- Problem requirements: Provide an exact copy of the data, excluding the images.

[START]

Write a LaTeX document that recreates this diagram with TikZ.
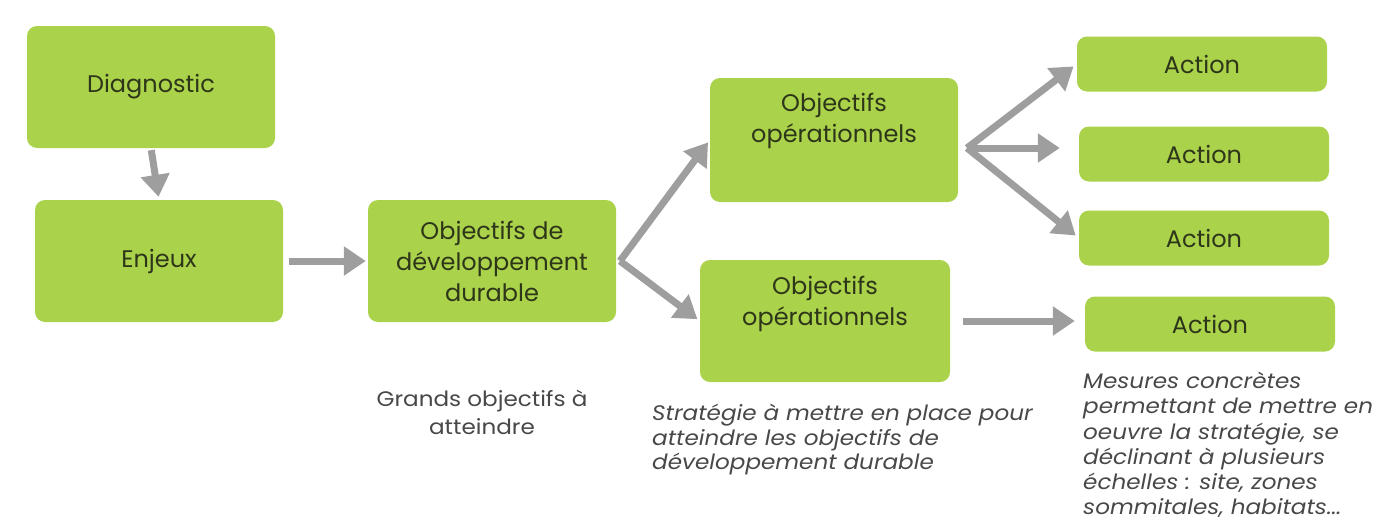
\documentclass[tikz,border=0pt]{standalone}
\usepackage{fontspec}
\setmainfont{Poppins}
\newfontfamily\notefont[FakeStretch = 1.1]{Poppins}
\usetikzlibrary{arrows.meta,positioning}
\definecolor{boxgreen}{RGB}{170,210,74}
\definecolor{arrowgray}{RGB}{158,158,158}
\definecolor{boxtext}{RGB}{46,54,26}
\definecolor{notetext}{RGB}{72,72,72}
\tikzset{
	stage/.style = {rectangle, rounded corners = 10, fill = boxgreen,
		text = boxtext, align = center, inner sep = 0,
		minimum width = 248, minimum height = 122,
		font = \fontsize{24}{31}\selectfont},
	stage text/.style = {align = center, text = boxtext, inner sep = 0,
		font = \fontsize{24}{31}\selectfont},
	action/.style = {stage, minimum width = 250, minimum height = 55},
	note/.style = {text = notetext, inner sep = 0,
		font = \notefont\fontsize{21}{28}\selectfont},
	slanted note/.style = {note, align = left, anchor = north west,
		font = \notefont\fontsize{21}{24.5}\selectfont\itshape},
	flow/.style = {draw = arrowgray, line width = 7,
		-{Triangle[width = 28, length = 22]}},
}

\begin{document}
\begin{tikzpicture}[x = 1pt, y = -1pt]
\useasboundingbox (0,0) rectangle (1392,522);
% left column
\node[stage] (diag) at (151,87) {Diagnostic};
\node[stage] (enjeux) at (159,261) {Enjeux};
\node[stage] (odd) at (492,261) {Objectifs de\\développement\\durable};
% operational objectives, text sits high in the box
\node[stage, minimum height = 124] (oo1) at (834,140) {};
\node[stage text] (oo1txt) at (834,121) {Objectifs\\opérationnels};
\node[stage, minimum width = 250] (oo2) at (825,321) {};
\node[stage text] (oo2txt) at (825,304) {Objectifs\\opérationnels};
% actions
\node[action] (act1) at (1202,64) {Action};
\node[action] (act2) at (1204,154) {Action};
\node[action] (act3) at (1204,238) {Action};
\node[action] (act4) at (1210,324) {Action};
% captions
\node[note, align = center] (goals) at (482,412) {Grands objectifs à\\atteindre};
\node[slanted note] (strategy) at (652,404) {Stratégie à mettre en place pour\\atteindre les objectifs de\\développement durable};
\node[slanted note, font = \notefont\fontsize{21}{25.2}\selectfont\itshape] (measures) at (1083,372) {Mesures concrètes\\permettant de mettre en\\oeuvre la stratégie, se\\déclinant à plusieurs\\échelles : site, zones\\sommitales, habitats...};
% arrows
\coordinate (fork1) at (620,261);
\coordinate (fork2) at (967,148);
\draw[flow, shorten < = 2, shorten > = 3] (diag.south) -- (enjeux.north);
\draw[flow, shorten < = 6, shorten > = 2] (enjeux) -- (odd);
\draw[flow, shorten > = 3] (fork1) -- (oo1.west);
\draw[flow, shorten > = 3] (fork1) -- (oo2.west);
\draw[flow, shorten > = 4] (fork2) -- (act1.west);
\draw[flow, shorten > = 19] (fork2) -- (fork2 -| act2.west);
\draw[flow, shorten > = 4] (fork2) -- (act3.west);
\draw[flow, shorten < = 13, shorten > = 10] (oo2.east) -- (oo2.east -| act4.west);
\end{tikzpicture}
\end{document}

[END]

- Correct answer:
Write a LaTeX document that recreates this diagram with TikZ.
\documentclass[tikz,border=0pt]{standalone}
\usepackage{fontspec}
\setmainfont{Poppins}
\newfontfamily\notefont[FakeStretch = 1.1]{Poppins}
\usetikzlibrary{arrows.meta,positioning}
\definecolor{boxgreen}{RGB}{170,210,74}
\definecolor{arrowgray}{RGB}{158,158,158}
\definecolor{boxtext}{RGB}{46,54,26}
\definecolor{notetext}{RGB}{72,72,72}
\tikzset{
	stage/.style = {rectangle, rounded corners = 10, fill = boxgreen,
		text = boxtext, align = center, inner sep = 0,
		minimum width = 248, minimum height = 122,
		font = \fontsize{24}{31}\selectfont},
	stage text/.style = {align = center, text = boxtext, inner sep = 0,
		font = \fontsize{24}{31}\selectfont},
	action/.style = {stage, minimum width = 250, minimum height = 55},
	note/.style = {text = notetext, inner sep = 0,
		font = \notefont\fontsize{21}{28}\selectfont},
	slanted note/.style = {note, align = left, anchor = north west,
		font = \notefont\fontsize{21}{24.5}\selectfont\itshape},
	flow/.style = {draw = arrowgray, line width = 7,
		-{Triangle[width = 28, length = 22]}},
}

\begin{document}
\begin{tikzpicture}[x = 1pt, y = -1pt]
\useasboundingbox (0,0) rectangle (1392,522);
% left column
\node[stage] (diag) at (151,87) {Diagnostic};
\node[stage] (enjeux) at (159,261) {Enjeux};
\node[stage] (odd) at (492,261) {Objectifs de\\développement\\durable};
% operational objectives, text sits high in the box
\node[stage, minimum height = 124] (oo1) at (834,140) {};
\node[stage text] (oo1txt) at (834,121) {Objectifs\\opérationnels};
\node[stage, minimum width = 250] (oo2) at (825,321) {};
\node[stage text] (oo2txt) at (825,304) {Objectifs\\opérationnels};
% actions
\node[action] (act1) at (1202,64) {Action};
\node[action] (act2) at (1204,154) {Action};
\node[action] (act3) at (1204,238) {Action};
\node[action] (act4) at (1210,324) {Action};
% captions
\node[note, align = center] (goals) at (482,412) {Grands objectifs à\\atteindre};
\node[slanted note] (strategy) at (652,404) {Stratégie à mettre en place pour\\atteindre les objectifs de\\développement durable};
\node[slanted note, font = \notefont\fontsize{21}{25.2}\selectfont\itshape] (measures) at (1083,372) {Mesures concrètes\\permettant de mettre en\\oeuvre la stratégie, se\\déclinant à plusieurs\\échelles : site, zones\\sommitales, habitats...};
% arrows
\coordinate (fork1) at (620,261);
\coordinate (fork2) at (967,148);
\draw[flow, shorten < = 2, shorten > = 3] (diag.south) -- (enjeux.north);
\draw[flow, shorten < = 6, shorten > = 2] (enjeux) -- (odd);
\draw[flow, shorten > = 3] (fork1) -- (oo1.west);
\draw[flow, shorten > = 3] (fork1) -- (oo2.west);
\draw[flow, shorten > = 4] (fork2) -- (act1.west);
\draw[flow, shorten > = 19] (fork2) -- (fork2 -| act2.west);
\draw[flow, shorten > = 4] (fork2) -- (act3.west);
\draw[flow, shorten < = 13, shorten > = 10] (oo2.east) -- (oo2.east -| act4.west);
\end{tikzpicture}
\end{document}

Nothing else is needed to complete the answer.